Surge in Small Shareholders
Despite the challenges, Vodafone Idea has seen significant growth in its retail investor base. As of June 30, 2024, the company reported 48.63 lakh small shareholders, up from 36.18 lakh at the end of the March quarter. This increase signals retail investors' interest in the stock, possibly driven by hopes of a turnaround or strategic developments in the coming quarters. However, the company has yet to release its shareholding pattern for the quarter ended September 2024.

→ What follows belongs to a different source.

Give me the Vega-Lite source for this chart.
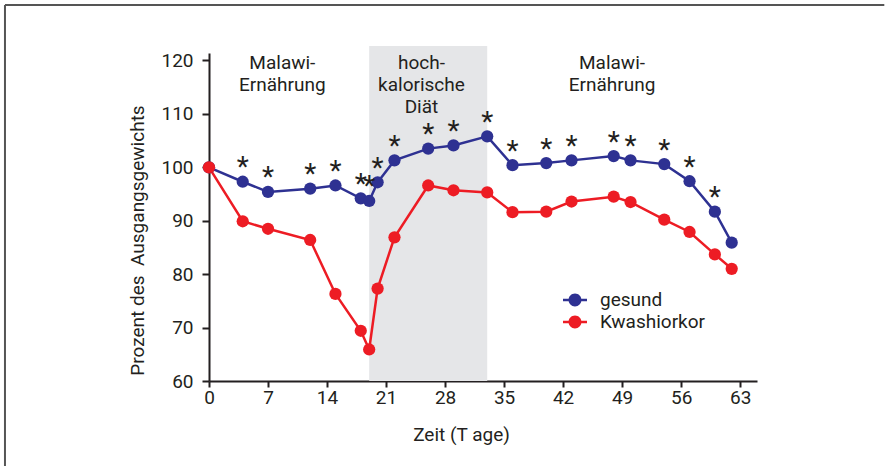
{
  "$schema": "https://vega.github.io/schema/vega-lite/v6.json",
  "autosize": {"type": "none"},
  "padding": {"left": 209, "top": 53, "right": 128, "bottom": 85},
  "width": 548,
  "height": 328,
  "config": {"font": "Roboto", "view": {"stroke": null}, "text": {"font": "Roboto"}},
  "datasets": {
    "series": [
      {"day": 0, "group": "gesund", "value": 100, "sig": ""},
      {"day": 4, "group": "gesund", "value": 97.3, "sig": "*"},
      {"day": 7, "group": "gesund", "value": 95.4, "sig": "*"},
      {"day": 12, "group": "gesund", "value": 96.0, "sig": "*"},
      {"day": 15, "group": "gesund", "value": 96.6, "sig": "*"},
      {"day": 18, "group": "gesund", "value": 94.2, "sig": "*"},
      {"day": 19, "group": "gesund", "value": 93.7, "sig": "*"},
      {"day": 20, "group": "gesund", "value": 97.2, "sig": "*"},
      {"day": 22, "group": "gesund", "value": 101.3, "sig": "*"},
      {"day": 26, "group": "gesund", "value": 103.5, "sig": "*"},
      {"day": 29, "group": "gesund", "value": 104.1, "sig": "*"},
      {"day": 33, "group": "gesund", "value": 105.8, "sig": "*"},
      {"day": 36, "group": "gesund", "value": 100.4, "sig": "*"},
      {"day": 40, "group": "gesund", "value": 100.8, "sig": "*"},
      {"day": 43, "group": "gesund", "value": 101.3, "sig": "*"},
      {"day": 48, "group": "gesund", "value": 102.1, "sig": "*"},
      {"day": 50, "group": "gesund", "value": 101.3, "sig": "*"},
      {"day": 54, "group": "gesund", "value": 100.6, "sig": "*"},
      {"day": 57, "group": "gesund", "value": 97.4, "sig": "*"},
      {"day": 60, "group": "gesund", "value": 91.7, "sig": "*"},
      {"day": 62, "group": "gesund", "value": 85.9, "sig": ""},
      {"day": 0, "group": "Kwashiorkor", "value": 100, "sig": ""},
      {"day": 4, "group": "Kwashiorkor", "value": 89.9, "sig": ""},
      {"day": 7, "group": "Kwashiorkor", "value": 88.5, "sig": ""},
      {"day": 12, "group": "Kwashiorkor", "value": 86.4, "sig": ""},
      {"day": 15, "group": "Kwashiorkor", "value": 76.3, "sig": ""},
      {"day": 18, "group": "Kwashiorkor", "value": 69.4, "sig": ""},
      {"day": 19, "group": "Kwashiorkor", "value": 65.9, "sig": ""},
      {"day": 20, "group": "Kwashiorkor", "value": 77.3, "sig": ""},
      {"day": 22, "group": "Kwashiorkor", "value": 86.9, "sig": ""},
      {"day": 26, "group": "Kwashiorkor", "value": 96.6, "sig": ""},
      {"day": 29, "group": "Kwashiorkor", "value": 95.7, "sig": ""},
      {"day": 33, "group": "Kwashiorkor", "value": 95.3, "sig": ""},
      {"day": 36, "group": "Kwashiorkor", "value": 91.6, "sig": ""},
      {"day": 40, "group": "Kwashiorkor", "value": 91.7, "sig": ""},
      {"day": 43, "group": "Kwashiorkor", "value": 93.6, "sig": ""},
      {"day": 48, "group": "Kwashiorkor", "value": 94.5, "sig": ""},
      {"day": 50, "group": "Kwashiorkor", "value": 93.5, "sig": ""},
      {"day": 54, "group": "Kwashiorkor", "value": 90.2, "sig": ""},
      {"day": 57, "group": "Kwashiorkor", "value": 87.9, "sig": ""},
      {"day": 60, "group": "Kwashiorkor", "value": 83.7, "sig": ""},
      {"day": 62, "group": "Kwashiorkor", "value": 81.0, "sig": ""}
    ],
    "phases": [
      {"start": 19, "end": 33}
    ],
    "labels": [
      {"day": 8.7, "text": ["Malawi-", "Ernährung"]},
      {"day": 25.2, "text": ["hoch-", "kalorische", "Diät"]},
      {"day": 47.8, "text": ["Malawi-", "Ernährung"]}
    ]
  },
  "layer": [
    {
      "data": {"values": [{}]},
      "mark": {"type": "rule", "color": "#555555", "strokeWidth": 2, "clip": false},
      "encoding": {
        "x": {"datum": -24.2, "type": "quantitative", "scale": {"domain": [0, 65]}},
        "x2": {"datum": 80.1},
        "y": {"datum": 130.4, "type": "quantitative", "scale": {"domain": [60, 121.4]}}
      }
    },
    {
      "data": {"values": [{}]},
      "mark": {"type": "rule", "color": "#555555", "strokeWidth": 2, "clip": false},
      "encoding": {
        "x": {"datum": -24.2, "type": "quantitative"},
        "y": {"datum": 130.4, "type": "quantitative"},
        "y2": {"datum": 40}
      }
    },
    {
      "data": {"name": "phases"},
      "mark": {"type": "rect", "color": "#e5e6e8", "clip": false},
      "encoding": {
        "x": {"field": "start", "type": "quantitative"},
        "x2": {"field": "end"},
        "y": {"datum": 60, "type": "quantitative"},
        "y2": {"datum": 122.7}
      }
    },
    {
      "data": {"name": "series"},
      "mark": {"type": "line", "strokeWidth": 2.5, "point": {"filled": true, "size": 150, "opacity": 1}},
      "encoding": {
        "x": {
          "field": "day", "type": "quantitative",
          "scale": {"domain": [0, 65], "nice": false, "zero": false},
          "axis": {
            "values": [0, 7, 14, 21, 28, 35, 42, 49, 56, 63],
            "title": "Zeit (T age)",
            "grid": false,
            "labelFlush": false,
            "domainColor": "#231f20", "domainWidth": 2,
            "tickColor": "#231f20", "tickWidth": 2, "tickSize": 6,
            "labelFont": "Roboto", "labelFontSize": 19, "labelColor": "#231f20",
            "labelBaseline": "alphabetic", "labelPadding": 16,
            "titleFont": "Roboto", "titleFontSize": 19, "titleFontWeight": "normal", "titleColor": "#231f20",
            "titleX": 252, "titleY": 59, "titleBaseline": "alphabetic", "titleAlign": "center"
          }
        },
        "y": {
          "field": "value", "type": "quantitative",
          "scale": {"domain": [60, 121.4], "nice": false, "zero": false},
          "axis": {
            "values": [60, 70, 80, 90, 100, 110, 120],
            "title": "Prozent des\u00a0\u00a0Ausgangsgewichts",
            "grid": false,
            "labelFlush": false,
            "domainColor": "#231f20", "domainWidth": 2,
            "tickColor": "#231f20", "tickWidth": 2, "tickSize": 7,
            "labelFont": "Roboto", "labelFontSize": 19, "labelColor": "#231f20",
            "labelPadding": 9,
            "titleFont": "Roboto", "titleFontSize": 19, "titleFontWeight": "normal", "titleColor": "#231f20",
            "titleX": -66, "titleY": 187, "titleBaseline": "alphabetic", "titleAlign": "center", "titleAngle": -90
          }
        },
        "color": {
          "field": "group", "type": "nominal",
          "scale": {"domain": ["gesund", "Kwashiorkor"], "range": ["#2e3192", "#ed1c24"]},
          "legend": {
            "title": null,
            "orient": "none", "legendX": 354, "legendY": 235,
            "padding": 0,
            "symbolType": "M-1,-0.11 L1,-0.11 L1,0.11 L-1,0.11 Z M-0.54,0 A0.54,0.54 0 1,1 0.54,0 A0.54,0.54 0 1,1 -0.54,0 Z",
            "symbolSize": 576,
            "rowPadding": -2,
            "labelOffset": 13,
            "labelFont": "Roboto", "labelFontSize": 19, "labelColor": "#231f20",
            "encode": {
              "symbols": {
                "update": {
                  "fill": {"scale": "color", "field": "value"},
                  "stroke": {"value": "transparent"},
                  "strokeWidth": {"value": 0},
                  "opacity": {"value": 1}
                }
              }
            }
          }
        }
      }
    },
    {
      "data": {"name": "series"},
      "transform": [{"filter": "datum.sig === '*'"}],
      "mark": {"type": "text", "fontSize": 28, "color": "#231f20", "baseline": "alphabetic", "align": "center", "dy": -5.5},
      "encoding": {
        "x": {"field": "day", "type": "quantitative"},
        "y": {"field": "value", "type": "quantitative"},
        "text": {"field": "sig"}
      }
    },
    {
      "data": {"name": "labels"},
      "mark": {"type": "text", "fontSize": 19, "color": "#231f20", "baseline": "alphabetic", "align": "center", "lineHeight": 22},
      "encoding": {
        "x": {"field": "day", "type": "quantitative"},
        "y": {"datum": 118.35, "type": "quantitative"},
        "text": {"field": "text"}
      }
    }
  ]
}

Stock Performance and Current Trading Levels
Vodafone Idea shares are currently trading at ₹9.29, reflecting a modest 1% increase. However, the stock has witnessed a sharp decline from its recent high of ₹19.18, indicating volatility and investor uncertainty about the company's future trajectory.
The stock’s performance over the last few months highlights the challenges Vodafone Idea faces as it navigates regulatory hurdles, financial obligations, and competitive pressures in the telecom market.
Conclusion: A Long Road to Recovery
In summary, while the upgrade by JPMorgan and the raised price target bring some positive news for Vodafone Idea, the company's financial health remains precarious. With significant AGR dues, a need for tariff repairs, and ongoing challenges in stabilizing its subscriber base, Vodafone Idea's path to recovery is far from guaranteed. The market remains cautiously optimistic, waiting for further proof of the company’s ability to successfully implement its strategies and achieve long-term sustainability. Until then, many analysts are maintaining a conservative outlook on the stock, with its price target still below the FPO level.
Investors will likely continue to watch for key developments, including potential government interventions, tariff hikes, and progress in capital expenditures, to gauge whether Vodafone Idea can overcome its current hurdles and emerge as a stronger competitor in India's telecom sector.